■ **PROBLEM TO SOLVE**:
Quote all lines below exactly. Images stay out.

■ **RECORDED DATA**:
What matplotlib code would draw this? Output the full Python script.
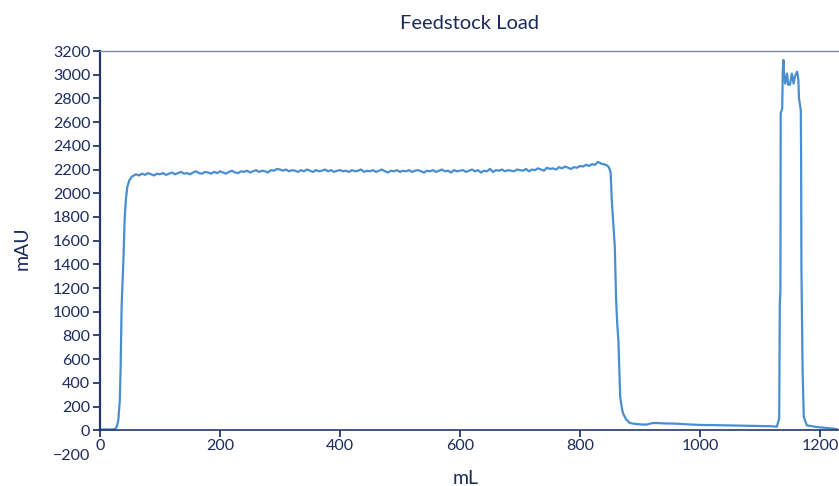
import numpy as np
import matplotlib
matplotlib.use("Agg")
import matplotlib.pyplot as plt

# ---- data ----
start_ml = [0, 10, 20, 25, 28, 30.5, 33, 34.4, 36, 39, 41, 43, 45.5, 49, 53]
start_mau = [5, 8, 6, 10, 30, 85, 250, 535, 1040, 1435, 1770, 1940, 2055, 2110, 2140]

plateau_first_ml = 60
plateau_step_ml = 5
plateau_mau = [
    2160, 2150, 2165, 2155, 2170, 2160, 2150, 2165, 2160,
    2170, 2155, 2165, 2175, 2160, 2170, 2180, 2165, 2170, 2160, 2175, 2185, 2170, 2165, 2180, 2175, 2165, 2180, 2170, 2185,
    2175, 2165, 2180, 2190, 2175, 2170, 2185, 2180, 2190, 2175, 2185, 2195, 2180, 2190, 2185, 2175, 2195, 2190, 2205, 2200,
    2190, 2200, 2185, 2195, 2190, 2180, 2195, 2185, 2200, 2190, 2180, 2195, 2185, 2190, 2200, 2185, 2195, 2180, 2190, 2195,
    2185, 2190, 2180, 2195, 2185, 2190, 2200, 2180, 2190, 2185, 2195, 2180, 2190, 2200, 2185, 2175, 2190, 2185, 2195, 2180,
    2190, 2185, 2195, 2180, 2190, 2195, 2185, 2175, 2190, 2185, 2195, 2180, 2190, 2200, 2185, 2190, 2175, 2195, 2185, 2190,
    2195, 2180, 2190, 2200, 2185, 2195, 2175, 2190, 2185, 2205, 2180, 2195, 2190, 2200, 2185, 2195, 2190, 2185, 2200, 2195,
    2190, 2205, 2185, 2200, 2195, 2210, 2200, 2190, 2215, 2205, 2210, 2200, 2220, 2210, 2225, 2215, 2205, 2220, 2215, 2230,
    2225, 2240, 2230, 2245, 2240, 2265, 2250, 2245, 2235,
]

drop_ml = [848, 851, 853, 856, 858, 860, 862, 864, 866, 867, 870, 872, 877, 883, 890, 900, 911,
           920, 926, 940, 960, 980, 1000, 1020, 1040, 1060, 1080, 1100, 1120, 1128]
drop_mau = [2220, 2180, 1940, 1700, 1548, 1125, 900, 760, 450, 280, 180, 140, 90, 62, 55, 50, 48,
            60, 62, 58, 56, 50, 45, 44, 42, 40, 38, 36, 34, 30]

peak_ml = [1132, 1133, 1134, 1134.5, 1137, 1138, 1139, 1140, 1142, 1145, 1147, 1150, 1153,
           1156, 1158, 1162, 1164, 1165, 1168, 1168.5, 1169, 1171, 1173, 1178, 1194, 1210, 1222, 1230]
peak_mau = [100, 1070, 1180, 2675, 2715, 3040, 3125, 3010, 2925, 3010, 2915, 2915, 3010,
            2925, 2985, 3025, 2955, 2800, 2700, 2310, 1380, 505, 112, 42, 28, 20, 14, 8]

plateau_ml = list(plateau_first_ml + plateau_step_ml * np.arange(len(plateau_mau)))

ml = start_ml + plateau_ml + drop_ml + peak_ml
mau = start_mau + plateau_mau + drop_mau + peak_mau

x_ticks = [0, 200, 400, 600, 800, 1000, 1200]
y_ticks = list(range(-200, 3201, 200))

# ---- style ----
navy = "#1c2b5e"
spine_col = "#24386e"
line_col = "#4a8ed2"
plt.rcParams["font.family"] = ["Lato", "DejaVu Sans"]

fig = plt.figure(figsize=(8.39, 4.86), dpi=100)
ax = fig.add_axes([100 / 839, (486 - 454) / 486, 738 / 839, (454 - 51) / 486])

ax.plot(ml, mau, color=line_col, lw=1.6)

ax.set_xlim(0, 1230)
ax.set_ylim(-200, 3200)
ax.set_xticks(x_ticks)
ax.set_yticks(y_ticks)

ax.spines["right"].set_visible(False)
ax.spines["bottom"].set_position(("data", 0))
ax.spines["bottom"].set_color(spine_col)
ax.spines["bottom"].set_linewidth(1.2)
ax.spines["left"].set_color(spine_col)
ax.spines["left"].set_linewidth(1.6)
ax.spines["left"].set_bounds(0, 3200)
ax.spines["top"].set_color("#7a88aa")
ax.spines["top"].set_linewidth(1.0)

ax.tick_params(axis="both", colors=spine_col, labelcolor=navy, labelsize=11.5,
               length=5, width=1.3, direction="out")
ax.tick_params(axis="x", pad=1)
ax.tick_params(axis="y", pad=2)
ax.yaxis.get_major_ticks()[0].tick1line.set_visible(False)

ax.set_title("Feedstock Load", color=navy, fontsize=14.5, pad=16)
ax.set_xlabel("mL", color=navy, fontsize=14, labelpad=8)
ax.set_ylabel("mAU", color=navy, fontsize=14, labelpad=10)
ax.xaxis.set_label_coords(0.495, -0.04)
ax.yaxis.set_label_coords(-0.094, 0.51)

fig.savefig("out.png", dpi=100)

■ **ANSWER IN FULL**:
What matplotlib code would draw this? Output the full Python script.
import numpy as np
import matplotlib
matplotlib.use("Agg")
import matplotlib.pyplot as plt

# ---- data ----
start_ml = [0, 10, 20, 25, 28, 30.5, 33, 34.4, 36, 39, 41, 43, 45.5, 49, 53]
start_mau = [5, 8, 6, 10, 30, 85, 250, 535, 1040, 1435, 1770, 1940, 2055, 2110, 2140]

plateau_first_ml = 60
plateau_step_ml = 5
plateau_mau = [
    2160, 2150, 2165, 2155, 2170, 2160, 2150, 2165, 2160,
    2170, 2155, 2165, 2175, 2160, 2170, 2180, 2165, 2170, 2160, 2175, 2185, 2170, 2165, 2180, 2175, 2165, 2180, 2170, 2185,
    2175, 2165, 2180, 2190, 2175, 2170, 2185, 2180, 2190, 2175, 2185, 2195, 2180, 2190, 2185, 2175, 2195, 2190, 2205, 2200,
    2190, 2200, 2185, 2195, 2190, 2180, 2195, 2185, 2200, 2190, 2180, 2195, 2185, 2190, 2200, 2185, 2195, 2180, 2190, 2195,
    2185, 2190, 2180, 2195, 2185, 2190, 2200, 2180, 2190, 2185, 2195, 2180, 2190, 2200, 2185, 2175, 2190, 2185, 2195, 2180,
    2190, 2185, 2195, 2180, 2190, 2195, 2185, 2175, 2190, 2185, 2195, 2180, 2190, 2200, 2185, 2190, 2175, 2195, 2185, 2190,
    2195, 2180, 2190, 2200, 2185, 2195, 2175, 2190, 2185, 2205, 2180, 2195, 2190, 2200, 2185, 2195, 2190, 2185, 2200, 2195,
    2190, 2205, 2185, 2200, 2195, 2210, 2200, 2190, 2215, 2205, 2210, 2200, 2220, 2210, 2225, 2215, 2205, 2220, 2215, 2230,
    2225, 2240, 2230, 2245, 2240, 2265, 2250, 2245, 2235,
]

drop_ml = [848, 851, 853, 856, 858, 860, 862, 864, 866, 867, 870, 872, 877, 883, 890, 900, 911,
           920, 926, 940, 960, 980, 1000, 1020, 1040, 1060, 1080, 1100, 1120, 1128]
drop_mau = [2220, 2180, 1940, 1700, 1548, 1125, 900, 760, 450, 280, 180, 140, 90, 62, 55, 50, 48,
            60, 62, 58, 56, 50, 45, 44, 42, 40, 38, 36, 34, 30]

peak_ml = [1132, 1133, 1134, 1134.5, 1137, 1138, 1139, 1140, 1142, 1145, 1147, 1150, 1153,
           1156, 1158, 1162, 1164, 1165, 1168, 1168.5, 1169, 1171, 1173, 1178, 1194, 1210, 1222, 1230]
peak_mau = [100, 1070, 1180, 2675, 2715, 3040, 3125, 3010, 2925, 3010, 2915, 2915, 3010,
            2925, 2985, 3025, 2955, 2800, 2700, 2310, 1380, 505, 112, 42, 28, 20, 14, 8]

plateau_ml = list(plateau_first_ml + plateau_step_ml * np.arange(len(plateau_mau)))

ml = start_ml + plateau_ml + drop_ml + peak_ml
mau = start_mau + plateau_mau + drop_mau + peak_mau

x_ticks = [0, 200, 400, 600, 800, 1000, 1200]
y_ticks = list(range(-200, 3201, 200))

# ---- style ----
navy = "#1c2b5e"
spine_col = "#24386e"
line_col = "#4a8ed2"
plt.rcParams["font.family"] = ["Lato", "DejaVu Sans"]

fig = plt.figure(figsize=(8.39, 4.86), dpi=100)
ax = fig.add_axes([100 / 839, (486 - 454) / 486, 738 / 839, (454 - 51) / 486])

ax.plot(ml, mau, color=line_col, lw=1.6)

ax.set_xlim(0, 1230)
ax.set_ylim(-200, 3200)
ax.set_xticks(x_ticks)
ax.set_yticks(y_ticks)

ax.spines["right"].set_visible(False)
ax.spines["bottom"].set_position(("data", 0))
ax.spines["bottom"].set_color(spine_col)
ax.spines["bottom"].set_linewidth(1.2)
ax.spines["left"].set_color(spine_col)
ax.spines["left"].set_linewidth(1.6)
ax.spines["left"].set_bounds(0, 3200)
ax.spines["top"].set_color("#7a88aa")
ax.spines["top"].set_linewidth(1.0)

ax.tick_params(axis="both", colors=spine_col, labelcolor=navy, labelsize=11.5,
               length=5, width=1.3, direction="out")
ax.tick_params(axis="x", pad=1)
ax.tick_params(axis="y", pad=2)
ax.yaxis.get_major_ticks()[0].tick1line.set_visible(False)

ax.set_title("Feedstock Load", color=navy, fontsize=14.5, pad=16)
ax.set_xlabel("mL", color=navy, fontsize=14, labelpad=8)
ax.set_ylabel("mAU", color=navy, fontsize=14, labelpad=10)
ax.xaxis.set_label_coords(0.495, -0.04)
ax.yaxis.set_label_coords(-0.094, 0.51)

fig.savefig("out.png", dpi=100)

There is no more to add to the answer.